To order the Journal of Advanced Appraisal Studies, click HERE.

From Knowing About Other Assets

Let me show you the exact point where financial planning and appraising intersect.

One of the first tasks a financial planner performs is to conduct a detailed interview with the client. In fact, to open a new account, I check for what’s called “suitability.”

Suitability includes completing a detailed data sheet. Liquid assets (easily converted into cash like stocks) and illiquid assets (hard to convert into cash, like a home) plus liabilities get detailed on a form. The purpose is to arrive at the net worth of a client.

At the end of the asset list, there’s one line left to complete: Other Assets. (Note: You also see the other assets line on loan applications.) There’s just enough room on the form to enter antiques or art. But not much more. Certainly not the comprehensive information required for assets or liabilities.

That’s as far as it goes when it comes to probing these assets.

My point is, in the financial planning world, little or no focus is placed on other assets. So, this is where the professional appraiser can add tremendous value not only to the financial planner but their clients. Plus, Financial Planners tend to target the appraiser’s same market sweet spot.

Six factors influencing the financial planners market

In these volatile economic times, people need to know more than ever what they have. Not only do they need to know what they have, they need to know what it’s worth!

In addition, the sheer demographics of our population dictate the market approaches for financial planners. Here are six factors impacting financial planners now:

• Longer Life- As people live longer (Life expectancy in the United States went from 47 in 1900 to 78 in 2008.) we accumulate and collect more “stuff”. In fact, a study cited in the April issue of AARP suggested that 37 million identify themselves as collectors. The vast majority of them are over 50.
• Downsizing- 8,000 baby boomers will turn 62 every day for the next 17 years. As boomers age they may be considering downsizing into a smaller home. Some want to just start simplifying their lives by letting go of other assets. And others may want to convert assets into a liquid investment that can pay them monthly income.
• Value Added Services- To acquire and keep clients, FPs need to provide new and different value added services. As we know, most FPs do not concern themselves with the “other assets” their client may have.

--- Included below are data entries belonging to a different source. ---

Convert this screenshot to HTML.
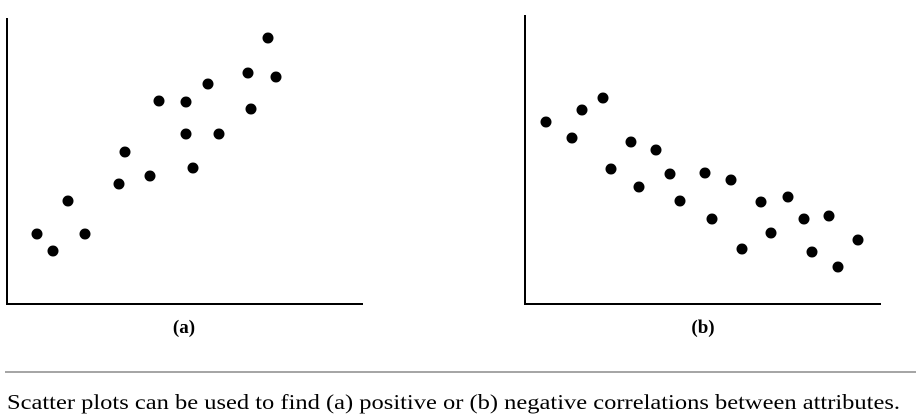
<!DOCTYPE html>
<html><head><meta charset="utf-8"><style>
html,body{margin:0;padding:0;background:#fff;width:916px;height:417px;overflow:hidden}
svg{display:block}
.t{font-family:"Liberation Serif","Times New Roman",serif}
</style></head><body>
<svg id="chart" width="916" height="417">
  <g>
    <line x1="7" y1="18" x2="7" y2="304" stroke="#000" stroke-width="2"/>
    <line x1="6" y1="304" x2="363" y2="304" stroke="#000" stroke-width="2"/>
  </g>
  <g>
    <line x1="525" y1="15" x2="525" y2="304" stroke="#000" stroke-width="2"/>
    <line x1="524" y1="304" x2="881" y2="304" stroke="#000" stroke-width="2"/>
  </g>
  <g id="pa"></g>
  <g id="pb"></g>
  <text class="t" x="184" y="333" text-anchor="middle" font-weight="bold" font-size="19">(a)</text>
  <text class="t" x="703" y="333" text-anchor="middle" font-weight="bold" font-size="19">(b)</text>
  <line x1="5" y1="372" x2="916" y2="372" stroke="#888" stroke-width="1.5"/>
  <text class="t" x="7" y="409" font-size="21" textLength="893" lengthAdjust="spacingAndGlyphs">Scatter plots can be used to find (a) positive or (b) negative correlations between attributes.</text>
</svg>
<script>
const aX=[30,46,61,78,112,118,143,152,179,179,186,201,212,241,244,261,269];
const aY=[70,53,103,70,120,152,128,203,202,170,136,220,170,231,195,266,227];
const bX=[21,47,57,78,86,106,114,131,145,155,180,187,206,217,236,246,263,279,287,304,313,333];
const bY=[182,166,194,206,135,162,117,154,130,103,131,85,124,55,102,71,107,85,52,88,37,64];
function sx(o){return v=>o+v;}
function sy(o){return v=>o-v;}
function draw(id,xs,ys,ox,oy,name){
  const g=document.getElementById(id),X=sx(ox),Y=sy(oy);
  xs.forEach((v,i)=>{
    const c=document.createElementNS('http://www.w3.org/2000/svg','circle');
    c.setAttribute('cx',X(v));c.setAttribute('cy',Y(ys[i]));c.setAttribute('r',5.5);c.setAttribute('fill','#000');
    
    
    g.appendChild(c);
  });
}
draw('pa',aX,aY,7,304,'panel-a');
draw('pb',bX,bY,525,304,'panel-b');
</script>
</body></html>
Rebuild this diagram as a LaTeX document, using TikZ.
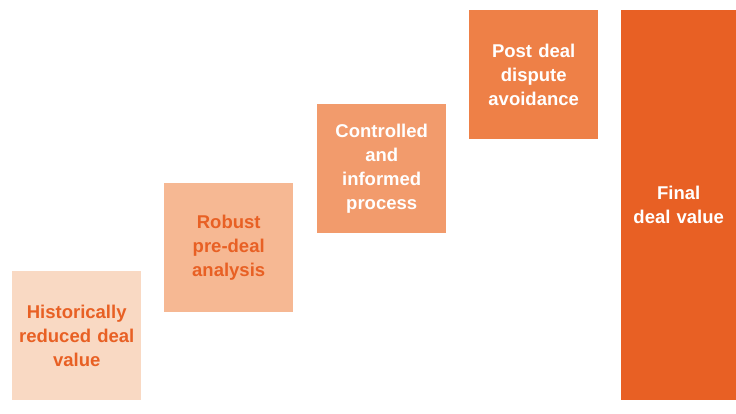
\documentclass[tikz,border=0pt]{standalone}
\usepackage{fontspec}
\setmainfont{Liberation Sans}
\definecolor{peachA}{HTML}{F9D9C3}
\definecolor{peachB}{HTML}{F6B893}
\definecolor{peachC}{HTML}{F29B6C}
\definecolor{peachD}{HTML}{EE8047}
\definecolor{dealorange}{HTML}{E86024}
\tikzset{
  stage/.style={anchor=north west, inner sep=0pt, minimum width=129pt, minimum height=129pt,
    text width=127pt, align=center, font=\fontsize{18.5}{24}\selectfont\bfseries},
}
\begin{document}
\begin{tikzpicture}[x=1pt, y=-1pt]
        \useasboundingbox (0, 0) rectangle (736, 414);
        \fill[white] (0, 0) rectangle (736, 414);

        \node[stage, fill=peachA, text=dealorange] (historic) at (12, 271) {Historically\\reduced deal\\value};
        \node[stage, fill=peachB, text=dealorange] (robust) at (164, 183) {Robust\\pre-deal\\analysis};
        \node[stage, fill=peachC, text=white] (controlled) at (317, 104) {Controlled\\and\\informed\\process};
        \node[stage, fill=peachD, text=white] (postdeal) at (469, 10) {Post deal\\dispute\\avoidance};
        \node[stage, fill=dealorange, text=white, minimum width=115pt, minimum height=390pt,
          text width=113pt] (final) at (621, 10) {Final\\deal value};
     \end{tikzpicture}
\end{document}
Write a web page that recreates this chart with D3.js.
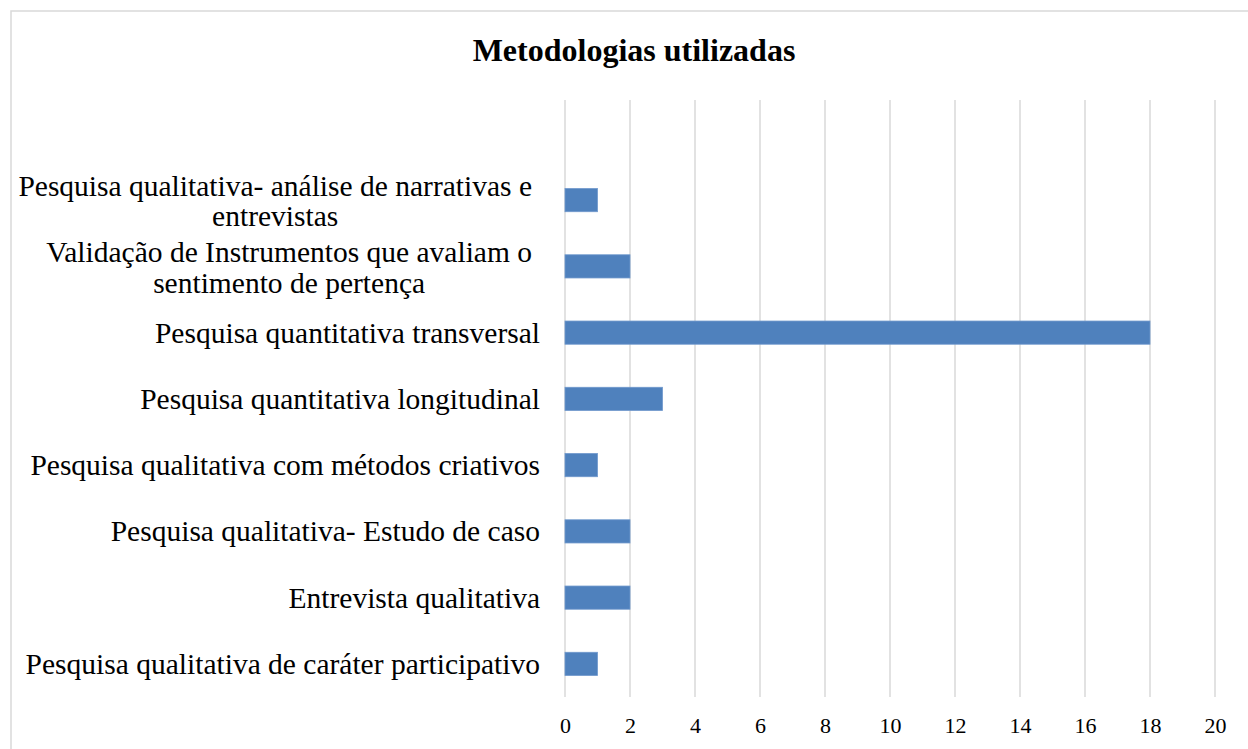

But as business in the FP world becomes more competitive, you’re guaranteed to get the attention of forward thinking FPs with innovative ways to work their client’s assets.

• Fee Based Accounts- The trend with FPs is fee based accounts. This means an FP is paid a percent of the amount of financial assets under their control. The larger amount of assets the more they earn. So, FPs need to continually increase the assets under their management (e.g., convert antiques into cash/investments)
• Personal Asset Focus- Many financial planners have older clients. They’ve accumulated antiques and collections for many years and may have never given much thought to the value of these personal assets. They don’t realize these collections could have appreciated a great deal in value over the years - especially if these collections were accumulated in the 1950’s and 1960’s. It’s important that these assets be reviewed and appraised because they represent a vital portion of the complete FP process. This is where the true value of the professional appraiser lies for the financial planner profession.
• Part of the Investment Portfolio- Possessing art, antiques and collections as a part of an investment portfolio is becoming more and more common. I know we collect because we love and have a passion for it, but I believe there’s more. Many more people are conscious of the possible appreciation their collections might have over the years. This is one more reason why FPs need to include professionally appraised personal assets into the total financial planning picture.